▶ Exercise requirements
Exactly as written, quote every line that follows, skipping the images.

▶ Dataset extract
---
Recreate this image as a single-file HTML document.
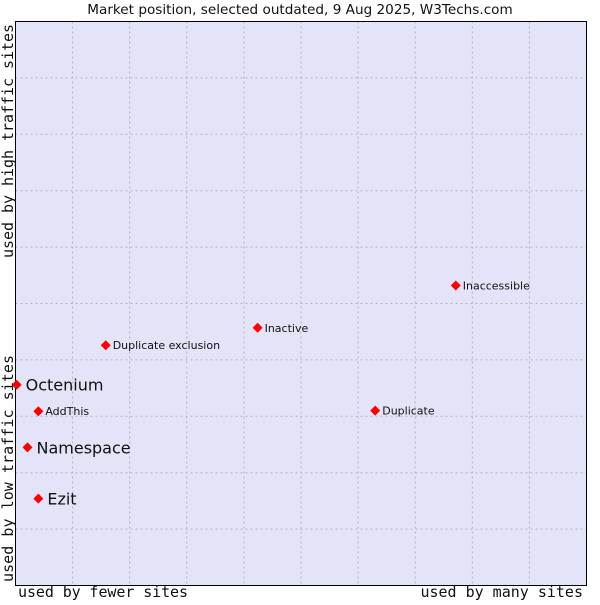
<!DOCTYPE html>
<html><head><meta charset="utf-8"><style>
body{margin:0;background:#fff;width:600px;height:600px;overflow:hidden}
svg text{font-family:"DejaVu Sans","Liberation Sans",sans-serif;fill:#111}
.mono{font-family:"DejaVu Sans Mono","Liberation Mono",monospace}
</style></head><body>
<svg id="chart" width="600" height="600">
<text x="300" y="14" text-anchor="middle" font-size="13.6">Market position, selected outdated, 9 Aug 2025, W3Techs.com</text>
<rect x="15.5" y="21.5" width="571" height="564" fill="#e4e4f8" stroke="#000"/>
<g id="grid"></g>
<rect x="15.5" y="21.5" width="571" height="564" fill="none" stroke="#000"/>
<g id="pts"></g>
<text class="mono" x="18" y="597" font-size="15" textLength="170">used by fewer sites</text>
<text class="mono" x="583" y="597" font-size="15" text-anchor="end">used by many sites</text>
<text class="mono" transform="translate(13,582) rotate(-90)" font-size="15" textLength="227">used by low traffic sites</text>
<text class="mono" transform="translate(13,258) rotate(-90)" font-size="15" textLength="234">used by high traffic sites</text>
</svg>
<script>
const names=["Octenium","AddThis","Namespace","Ezit","Duplicate exclusion","Inactive","Duplicate","Inaccessible"];
const xs=[0.002,0.040,0.021,0.040,0.158,0.424,0.630,0.771];
const ys=[0.356,0.309,0.245,0.154,0.426,0.457,0.310,0.532];
const big=[true,false,true,true,false,false,false,false];
const X0=15.5,W=571,Y0=585.5,H=564;
const sx=v=>X0+v*W, sy=v=>Y0-v*H;
const ns="http://www.w3.org/2000/svg";
const g=document.getElementById('grid');
for(let i=1;i<10;i++){
 const v=document.createElementNS(ns,'line');
 
 
 v.setAttribute('x1',sx(i/10));v.setAttribute('x2',sx(i/10));v.setAttribute('y1',21.5);v.setAttribute('y2',585.5);
 v.setAttribute('stroke','#b4b4b4');v.setAttribute('stroke-dasharray','2,3');g.appendChild(v);
 const h=document.createElementNS(ns,'line');
 
 
 h.setAttribute('y1',sy(i/10));h.setAttribute('y2',sy(i/10));h.setAttribute('x1',15.5);h.setAttribute('x2',586.5);
 h.setAttribute('stroke','#b4b4b4');h.setAttribute('stroke-dasharray','2,3');g.appendChild(h);
}
const p=document.getElementById('pts');
names.forEach((n,i)=>{
 const cx=sx(xs[i]),cy=sy(ys[i]);
 const d=document.createElementNS(ns,'path');
 
 
 d.setAttribute('d',`M${cx-5} ${cy}L${cx} ${cy-5}L${cx+5} ${cy}L${cx} ${cy+5}Z`);
 d.setAttribute('fill','#f00');p.appendChild(d);
 const t=document.createElementNS(ns,'text');
 
 
 t.setAttribute('x',cx+(big[i]?9:7));t.setAttribute('y',cy+(big[i]?6:4));
 t.setAttribute('font-size',big[i]?16:11);t.textContent=n;p.appendChild(t);
});
</script>
</body></html>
---
▶ Full output
Recreate this image as a single-file HTML document.
<!DOCTYPE html>
<html><head><meta charset="utf-8"><style>
body{margin:0;background:#fff;width:600px;height:600px;overflow:hidden}
svg text{font-family:"DejaVu Sans","Liberation Sans",sans-serif;fill:#111}
.mono{font-family:"DejaVu Sans Mono","Liberation Mono",monospace}
</style></head><body>
<svg id="chart" width="600" height="600">
<text x="300" y="14" text-anchor="middle" font-size="13.6">Market position, selected outdated, 9 Aug 2025, W3Techs.com</text>
<rect x="15.5" y="21.5" width="571" height="564" fill="#e4e4f8" stroke="#000"/>
<g id="grid"></g>
<rect x="15.5" y="21.5" width="571" height="564" fill="none" stroke="#000"/>
<g id="pts"></g>
<text class="mono" x="18" y="597" font-size="15" textLength="170">used by fewer sites</text>
<text class="mono" x="583" y="597" font-size="15" text-anchor="end">used by many sites</text>
<text class="mono" transform="translate(13,582) rotate(-90)" font-size="15" textLength="227">used by low traffic sites</text>
<text class="mono" transform="translate(13,258) rotate(-90)" font-size="15" textLength="234">used by high traffic sites</text>
</svg>
<script>
const names=["Octenium","AddThis","Namespace","Ezit","Duplicate exclusion","Inactive","Duplicate","Inaccessible"];
const xs=[0.002,0.040,0.021,0.040,0.158,0.424,0.630,0.771];
const ys=[0.356,0.309,0.245,0.154,0.426,0.457,0.310,0.532];
const big=[true,false,true,true,false,false,false,false];
const X0=15.5,W=571,Y0=585.5,H=564;
const sx=v=>X0+v*W, sy=v=>Y0-v*H;
const ns="http://www.w3.org/2000/svg";
const g=document.getElementById('grid');
for(let i=1;i<10;i++){
 const v=document.createElementNS(ns,'line');
 
 
 v.setAttribute('x1',sx(i/10));v.setAttribute('x2',sx(i/10));v.setAttribute('y1',21.5);v.setAttribute('y2',585.5);
 v.setAttribute('stroke','#b4b4b4');v.setAttribute('stroke-dasharray','2,3');g.appendChild(v);
 const h=document.createElementNS(ns,'line');
 
 
 h.setAttribute('y1',sy(i/10));h.setAttribute('y2',sy(i/10));h.setAttribute('x1',15.5);h.setAttribute('x2',586.5);
 h.setAttribute('stroke','#b4b4b4');h.setAttribute('stroke-dasharray','2,3');g.appendChild(h);
}
const p=document.getElementById('pts');
names.forEach((n,i)=>{
 const cx=sx(xs[i]),cy=sy(ys[i]);
 const d=document.createElementNS(ns,'path');
 
 
 d.setAttribute('d',`M${cx-5} ${cy}L${cx} ${cy-5}L${cx+5} ${cy}L${cx} ${cy+5}Z`);
 d.setAttribute('fill','#f00');p.appendChild(d);
 const t=document.createElementNS(ns,'text');
 
 
 t.setAttribute('x',cx+(big[i]?9:7));t.setAttribute('y',cy+(big[i]?6:4));
 t.setAttribute('font-size',big[i]?16:11);t.textContent=n;p.appendChild(t);
});
</script>
</body></html>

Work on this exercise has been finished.